I'm archiving data to DVD, and I want to pack the DVDs full. I know the names and sizes of all the files I want on the DVD, but I don't know how much space is taken up by metadata. I want to get as many files as possible onto each DVD, so I'm using a Bubblesearch heuristic with greedy bin-packing. I try 10,000 alternatives and get the best one. Currently I know the sizes of all the files and because I don't know how files are stored in an ISO 9660 filesystem, I add a lot of slop for metadata. I'd like to cut down the slop.
I could use genisoimage -print-size
except it is too slow---given 40,000 files occupying 500MB, it takes about 3 seconds. Taking 8 hours per DVD is not in the cards. I've modified the genisoimage
source before and am really not keen to try to squeeze the algorithm out of the source code; I am hoping someone knows a better way to get an estimate or can point me to a helpful specification.
Clarifying the problem and the question:
I need to burn archives that split across multiple DVDs, typically around five at a time. The problem I'm trying to solve is to decide which files to put on each DVD, so that each DVD (except the last) is as full as possible. This problem is NP-hard.
I'm using the standard greedy packing algorithm where you place the largest file first and you put it in the first DVD having sufficient room. So j_random_hacker, I am definitely not starting from random. I start from sorted and use Bubblesearch to perturb the order in which the files are packed. This procedure improves my packing from around 80% of estimated capacity to over 99.5% of estimated capacity. This question is about doing a better job of estimating the capacity; currently my estimated capacity is lower than real capacity.

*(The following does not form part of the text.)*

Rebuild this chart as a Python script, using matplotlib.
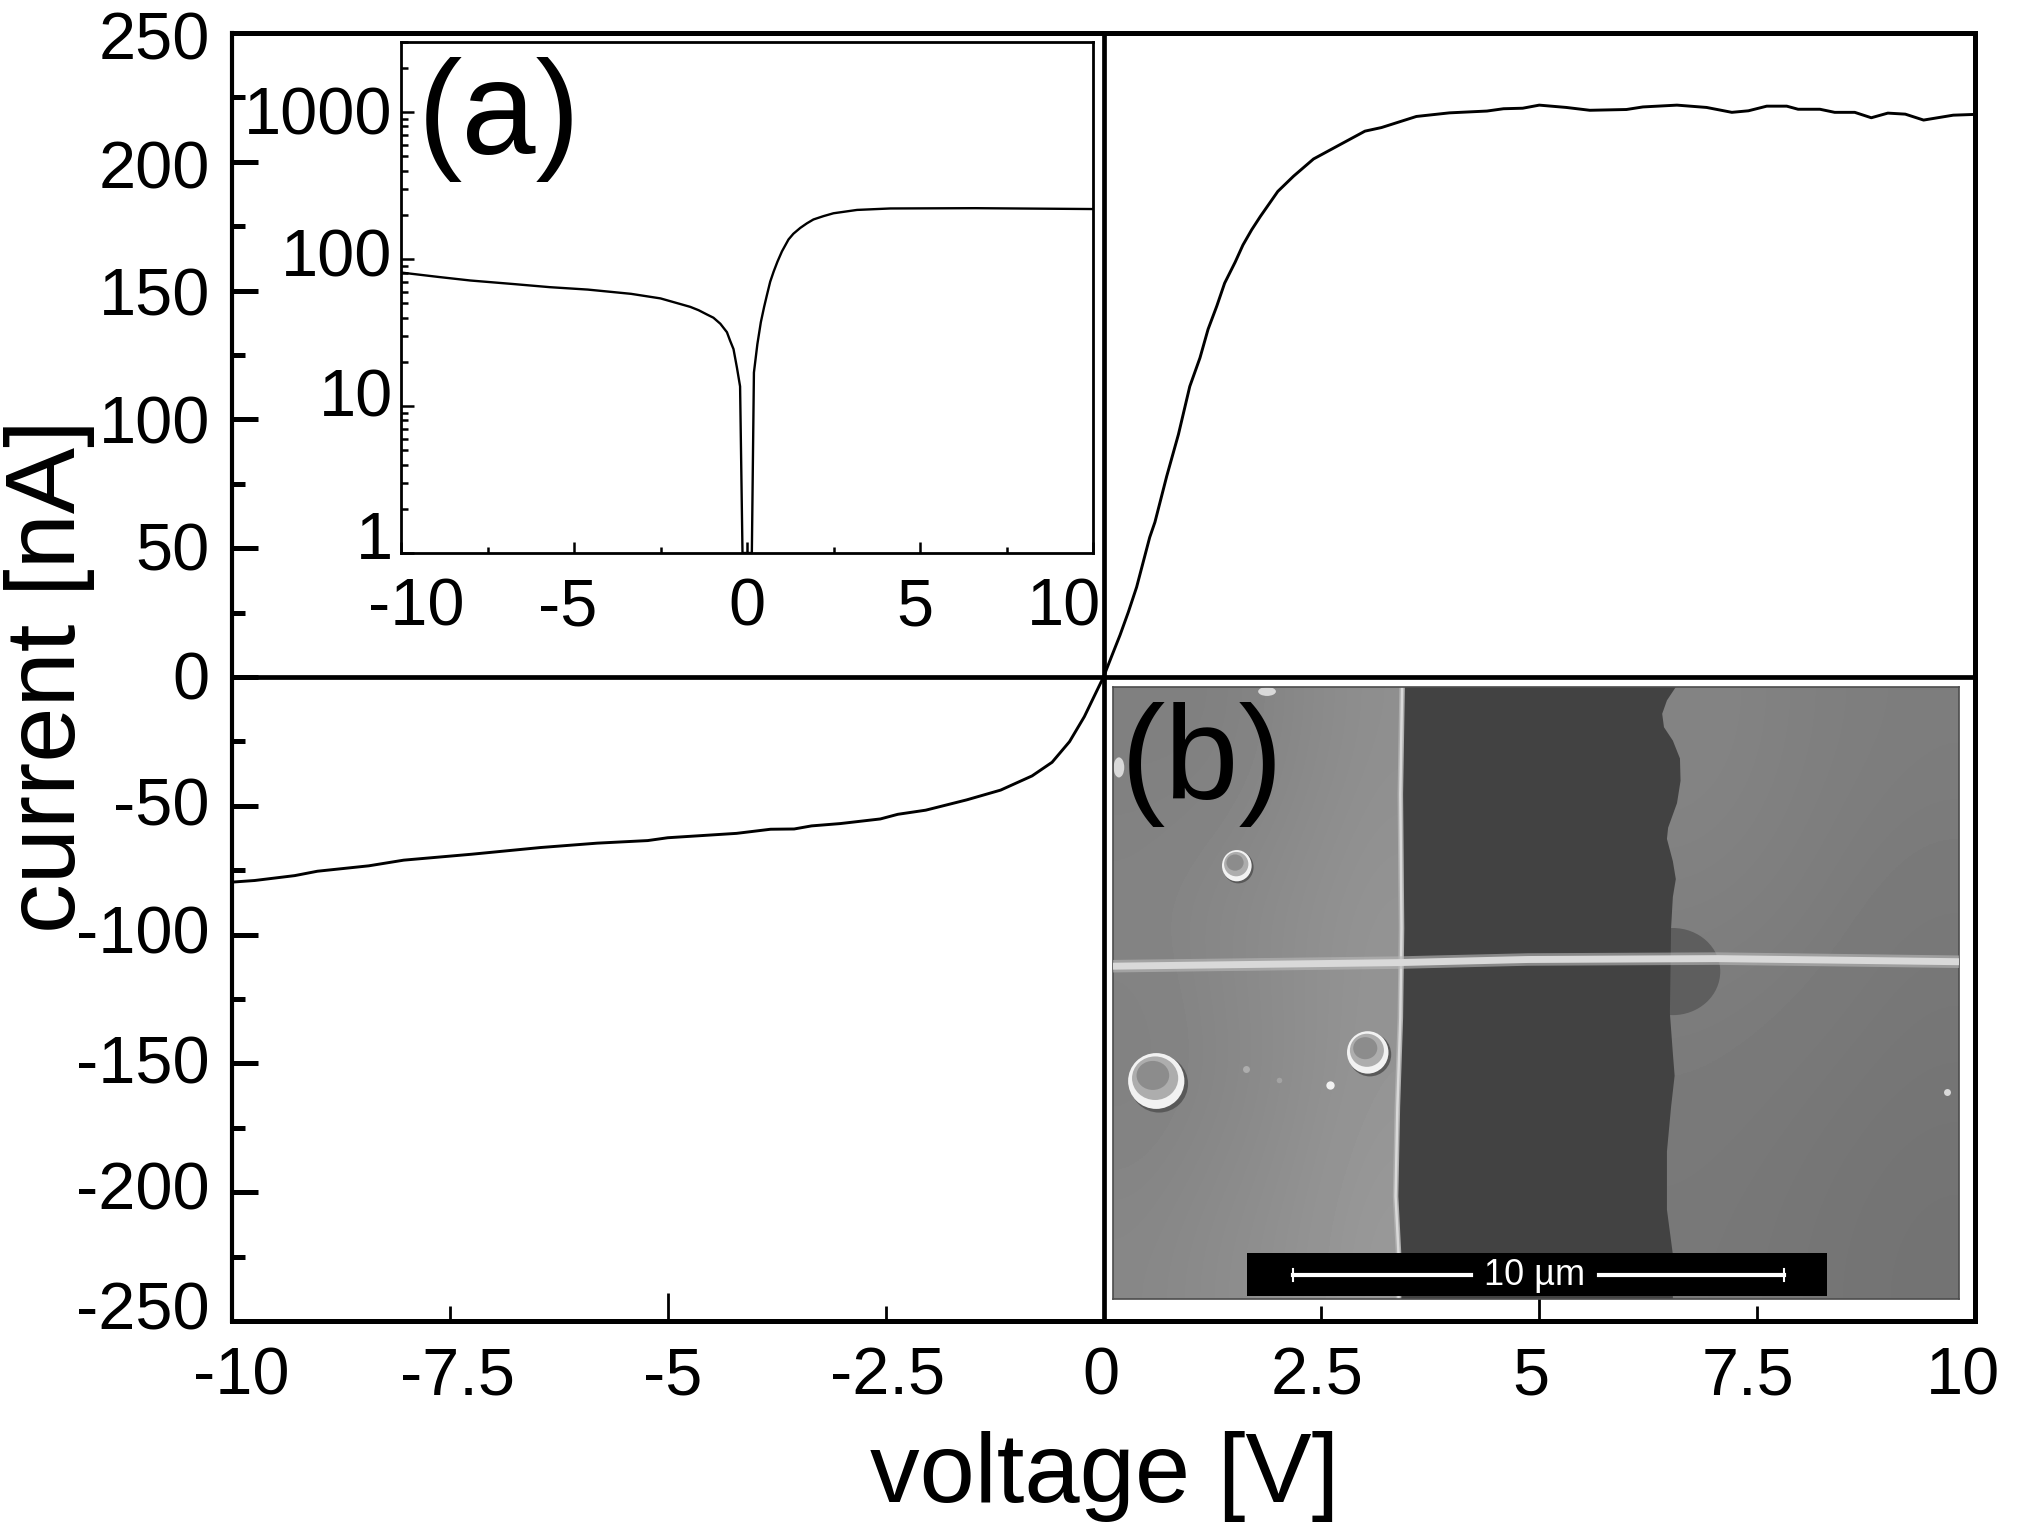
import matplotlib
matplotlib.use("Agg")
import matplotlib.pyplot as plt
from matplotlib.patches import Ellipse, Polygon, Rectangle
from matplotlib.ticker import LogLocator, NullFormatter
from matplotlib.transforms import ScaledTranslation

plt.rcParams["font.family"] = ["Liberation Sans", "DejaVu Sans"]

W, H = 2018, 1522

# main I-V curve
volt = [-9.99, -9.74, -9.28, -9.02, -8.43, -8.03, -7.25, -6.46, -5.81, -5.23, -5.0,
        -4.21, -3.82, -3.55, -3.35, -3.02, -2.56, -2.36, -2.04, -1.57, -1.18, -0.82,
        -0.59, -0.39, -0.22, -0.09, 0.0, 0.094, 0.19, 0.285, 0.38, 0.53, 0.59, 0.725,
        0.86, 0.99, 1.107, 1.2, 1.3, 1.39, 1.51, 1.6, 1.7, 1.8, 2.0, 2.18, 2.41, 2.71,
        3.0, 3.19, 3.59, 3.97, 4.4, 4.59, 4.81, 5.0, 5.31, 5.58, 6.0, 6.19, 6.58, 6.92,
        7.21, 7.4, 7.61, 7.84, 7.97, 8.22, 8.39, 8.62, 8.81, 9.0, 9.2, 9.41, 9.75, 10.0]
curr = [-79.6, -79.0, -77.1, -75.4, -73.3, -71.1, -68.8, -66.2, -64.5, -63.5, -62.4,
        -60.7, -59.1, -59.0, -57.8, -56.9, -55.1, -53.3, -51.7, -47.7, -43.9, -38.4,
        -33.1, -25.1, -15.4, -6.3, 0.0, 8.1, 16.3, 25.2, 34.9, 54.2, 60.1, 77.9,
        94.2, 112.8, 123.9, 135.0, 144.0, 152.9, 161.0, 167.7, 173.6, 178.8, 188.5,
        194.4, 201.1, 206.6, 211.9, 213.3, 217.6, 219.0, 219.7, 220.6, 220.8, 222.0,
        221.1, 220.0, 220.3, 221.3, 222.0, 221.1, 219.2, 219.8, 221.6, 221.6, 220.4,
        220.4, 219.2, 219.2, 217.1, 218.9, 218.5, 216.2, 218.1, 218.4]

# inset (a), absolute current on log scale
volt_log = [-10, -8.9, -8.0, -6.74, -5.7, -4.6, -3.35, -2.5, -1.64, -1.4, -1.16, -0.97,
            -0.77, -0.58, -0.49, -0.39, -0.29, -0.2, -0.13, 0.14, 0.2, 0.3, 0.4, 0.495,
            0.575, 0.67, 0.77, 0.88, 1.01, 1.2, 1.34, 1.54, 1.73, 1.92, 2.21, 2.5, 3.18,
            4.14, 6.6, 10]
curr_log = [81, 75.5, 71.5, 67.6, 64.4, 62, 58, 54, 47.3, 44.9, 42, 39.9,
            36.3, 31.8, 27.9, 24.4, 18.2, 13.6, 1, 1, 16.9, 26.4, 37.2, 47.3,
            56.8, 70.1, 82.2, 96, 112.8, 136, 148.7, 163, 175, 186, 196, 205, 216,
            221, 222, 219]

x_major = [-10, -5, 0, 5, 10]
x_major_labels = ["-10", "-5", "0", "5", "10"]
x_major_shift = [9, 5, -3, -8, -12]
x_minor = [-7.5, -2.5, 2.5, 7.5]
x_minor_labels = ["-7.5", "-2.5", "2.5", "7.5"]
x_minor_shift = [8, 2, -4, -9]
y_major = [-250, -200, -150, -100, -50, 0, 50, 100, 150, 200, 250]
y_major_labels = ["-250", "-200", "-150", "-100", "-50", "0", "50", "100", "150", "200", "250"]
y_major_shift = [16, 6.5, 3.6, 4.7, 4.4, 1.5, 1.5, 0, -1, -2.5, -3]
y_minor = [-225, -175, -125, -75, -25, 25, 75, 125, 175, 225]

inset_x_major = [-10, -5, 0, 5, 10]
inset_x_labels = ["-10", "-5", "0", "5", "10"]
inset_x_shift = [15, -6, 0, -5, -29]
inset_x_minor = [-7.5, -2.5, 2.5, 7.5]
inset_y_major = [1, 10, 100, 1000]
inset_y_labels = ["1", "10", "100", "1000"]
inset_y_shift = [18, 14, 7, 2]

# photo (b), grey levels and outlines in picture coordinates
grey_left = [[0.50, 0.50, 0.53, 0.56],
             [0.52, 0.54, 0.56, 0.58],
             [0.50, 0.52, 0.55, 0.58],
             [0.53, 0.55, 0.57, 0.60]]
grey_right = [[0.52, 0.50, 0.49],
              [0.50, 0.49, 0.47],
              [0.48, 0.47, 0.46],
              [0.47, 0.46, 0.45]]
band_left_x = [528, 525, 527, 525, 520, 517, 522, 522]
band_left_y = [60, 300, 600, 800, 1000, 1200, 1330, 1430]
band_right_x = [990, 975, 967, 970, 985, 997, 998, 992, 977, 975, 985, 990, 985, 982,
                980, 985, 988, 982, 975, 975, 985, 985]
band_right_y = [60, 90, 120, 150, 180, 220, 270, 320, 375, 400, 450, 490, 530, 600,
                790, 880, 930, 1000, 1100, 1230, 1330, 1430]
wire_x = [40, 520, 740, 1060, 1468]
wire_y = [685, 677, 670, 668, 675]
bubble_x = [113, 470, 249]
bubble_y = [942, 878, 460]
bubble_w = [95, 70, 50]
bubble_h = [125, 95, 70]
blob_x = [300, 50]
blob_y = [70, 240]
blob_w = [30, 18]
blob_h = [20, 45]
speck_x = [407, 265, 320, 1447]
speck_y = [950, 915, 940, 967]
speck_size = [6, 5, 4, 5]
speck_grey = [0.95, 0.68, 0.64, 0.85]


def box(left, top, right, bottom):
    return [left / W, 1 - bottom / H, (right - left) / W, (bottom - top) / H]


def shift_labels(labels, dx=None, dy=None):
    for i, lab in enumerate(labels):
        ox = dx[i] if dx else 0
        oy = dy[i] if dy else 0
        lab.set_transform(lab.get_transform() + ScaledTranslation(ox / 100, oy / 100, fig.dpi_scale_trans))


fig = plt.figure(figsize=(W / 100, H / 100), dpi=100)

ax = fig.add_axes(box(232, 33, 1975, 1321))
ax.plot(volt, curr, color="black", lw=2.1, zorder=3)
ax.axhline(0, color="black", lw=3.4, zorder=2)
ax.axvline(0, color="black", lw=3.4, zorder=2)
ax.set_xlim(-10, 10)
ax.set_ylim(-250, 250)
ax.spines["left"].set_linewidth(3.0)
ax.spines["right"].set_linewidth(3.6)
ax.spines["top"].set_linewidth(3.6)
ax.spines["bottom"].set_linewidth(3.6)

ax.set_xticks(x_major, labels=x_major_labels)
ax.set_xticks(x_minor, labels=x_minor_labels, minor=True)
ax.set_yticks(y_major, labels=y_major_labels)
ax.set_yticks(y_minor, minor=True)
ax.tick_params(axis="x", which="major", direction="in", length=20, width=2, labelsize=48, pad=18.5)
ax.tick_params(axis="x", which="minor", direction="in", length=11, width=2, labelsize=48, pad=18.5)
ax.tick_params(axis="y", which="major", direction="in", length=19, width=3.6, labelsize=48, pad=16)
ax.tick_params(axis="y", which="minor", direction="in", length=9, width=3.6)
shift_labels(ax.get_xticklabels(), dx=x_major_shift)
shift_labels(ax.get_xticklabels(minor=True), dx=x_minor_shift)
shift_labels(ax.get_yticklabels(), dy=y_major_shift)

ax.set_xlabel("voltage [V]", fontsize=71.5, va="baseline")
ax.xaxis.set_label_coords(1105 / W, 1 - 1502 / H, transform=fig.transFigure)
ax.set_ylabel("current [nA]", fontsize=71.5, va="baseline")
ax.yaxis.set_label_coords(75 / W, 1 - 676 / H, transform=fig.transFigure)

# inset (a)
ins = fig.add_axes(box(401, 42, 1093, 553))
ins.semilogy(volt_log, curr_log, color="black", lw=1.7)
ins.set_xlim(-10, 10)
ins.set_ylim(1, 3000)
for s in ins.spines.values():
    s.set_linewidth(2.0)
ins.set_xticks(inset_x_major, labels=inset_x_labels)
ins.set_xticks(inset_x_minor, minor=True)
ins.set_yticks(inset_y_major, labels=inset_y_labels)
ins.yaxis.set_minor_locator(LogLocator(base=10, subs=range(2, 10), numticks=12))
ins.yaxis.set_minor_formatter(NullFormatter())
ins.tick_params(axis="x", which="major", direction="in", length=8, width=1.8, labelsize=48, pad=18)
ins.tick_params(axis="x", which="minor", direction="in", length=4, width=1.8)
ins.tick_params(axis="y", which="major", direction="in", length=9, width=1.8, labelsize=48, pad=6)
ins.tick_params(axis="y", which="minor", direction="in", length=5, width=1.8)
shift_labels(ins.get_xticklabels(), dx=inset_x_shift)
shift_labels(ins.get_yticklabels(), dy=inset_y_shift)

# photo (b)
pic = fig.add_axes(box(1113, 687, 1959, 1299))
pic.set_xticks([])
pic.set_yticks([])
for s in pic.spines.values():
    s.set_linewidth(1.2)
    s.set_color("0.3")
pic.imshow(grey_left, cmap="gray", vmin=0, vmax=1, extent=(40, 530, 1430, 60),
           aspect="auto", interpolation="bicubic", zorder=0)
pic.imshow(grey_right, cmap="gray", vmin=0, vmax=1, extent=(960, 1468, 1430, 60),
           aspect="auto", interpolation="bicubic", zorder=0)
pic.add_patch(Ellipse((985, 697), 160, 195, color="0.37", lw=0, zorder=1))
band = list(zip(band_left_x, band_left_y)) + list(zip(band_right_x, band_right_y))[::-1]
pic.add_patch(Polygon(band, closed=True, color="0.26", lw=0, zorder=1))
pic.plot(band_left_x, band_left_y, color="0.68", lw=4, zorder=2)
pic.plot(band_left_x, band_left_y, color="0.85", lw=1.8, zorder=2)
pic.plot(wire_x, wire_y, color="0.72", lw=9, alpha=0.6, solid_capstyle="butt", zorder=3)
pic.plot(wire_x, wire_y, color="0.85", lw=5, solid_capstyle="butt", zorder=3)
for x, y, w, h in zip(bubble_x, bubble_y, bubble_w, bubble_h):
    pic.add_patch(Ellipse((x + 0.05 * w, y + 0.05 * h), w * 1.03, h * 1.03, color="0.35", lw=0, zorder=2))
    pic.add_patch(Ellipse((x, y), w, h, color="0.95", lw=0, zorder=2))
    pic.add_patch(Ellipse((x - 0.02 * w, y - 0.05 * h), w * 0.82, h * 0.78, color="0.68", lw=0, zorder=2))
    pic.add_patch(Ellipse((x - 0.06 * w, y - 0.1 * h), w * 0.58, h * 0.52, color="0.55", lw=0, zorder=2))
for x, y, w, h in zip(blob_x, blob_y, blob_w, blob_h):
    pic.add_patch(Ellipse((x, y), w, h, color="0.85", lw=0, zorder=2))
for x, y, s, c in zip(speck_x, speck_y, speck_size, speck_grey):
    pic.plot(x, y, "o", color=str(c), ms=s, mew=0, zorder=2)
pic.add_patch(Rectangle((266, 1327), 979, 96, color="black", lw=0, zorder=4))
pic.plot([343, 645], [1376, 1376], color="white", lw=3, zorder=5)
pic.plot([860, 1172], [1376, 1376], color="white", lw=3, zorder=5)
pic.plot([343, 343], [1362, 1390], color="white", lw=1.5, zorder=5)
pic.plot([1172, 1172], [1362, 1390], color="white", lw=1.5, zorder=5)
pic.text(752, 1378, "10 µm", color="white", fontsize=26, ha="center", va="center", zorder=5)
pic.set_xlim(40, 1468)
pic.set_ylim(1430, 60)

fig.text(418 / W, 1 - 154 / H, "(a)", fontsize=96, color="black", va="baseline")
fig.text(1121 / W, 1 - 799 / H, "(b)", fontsize=96, color="black", va="baseline")

plt.savefig("out.png", dpi=100)
print("saved")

I have written a program that tries 10,000 perturbations, each of which involves two steps:
Step 2 is the step I'm trying to improve. At present I am "erring on the side of caution" as Tyler D suggests. But I'd like to do better. I can't afford to use genisomage -print-size
because it's too slow. Similarly, I can't tar the files to disk, because on only is it too slow, but a tar file is not the same size as an ISO 9660 image. It's the size of the ISO 9660 image I need to predict. In principle this could be done with complete accuracy, but I don't know how to do it. That's the question.
Note: these files are on a machine with 3TB of hard-drive storage. In all cases the average size of the files is at least 10MB; sometimes it is significantly larger. So it is possible that genisomage
will be fast enough after all, but I doubt it---it appears to work by writing the ISO image to /dev/null, and I can't imagine that will be fast enough when the image size approaches 4.7GB. I don't have access to that machine right now, or when I posted the original question. When I do have access in the evening I will try to get better numbers for the question. But I don't think genisomage
is going to be a good solution---although it might be a good way to learn a model of the filesystem
that tells me how how it works. Knowing that block size is 2KB is already helpful.
It may also be useful to know that files in the same directory are burned to the samae DVD, which simplifies the search. I want access to the files directly, which rules out tar-before-burning. (Most files are audio or video, which means there's no point in trying to hit them with gzip
.)
Thanks for the detailed update. I'm satisfied that your current bin-packing strategy is pretty efficient.
As to the question, "Exactly how much overhead does an ISO 9660 filesystem pack on for n files totalling b bytes?" there are only 2 possible answers:
Actually, there is a third answer:
(3) You don't really care about using every last byte on each DVD. In that case, grab a small representative handful of files of different sizes (say 5), pad them till they are multiples of 2048 bytes, and put all 2^5 possible subsets through genisoimage -print-size
. Then fit the equation nx + y = iso_size - total_input_size on that dataset, where n = number of files in a given run, to find x, which is the number of bytes of overhead per file, and y, which is the constant amount of overhead (the size of an ISO 9660 filesystem containing no files). Round x and y up and use that formula to estimate your ISO filesystem sizes for a given set of files. For safety, make sure you use the longest filenames that appear anywhere in your collection for the test filenames, and put each one under a separate directory hierarchy that is as deep as the deepest hierarchy in your collection.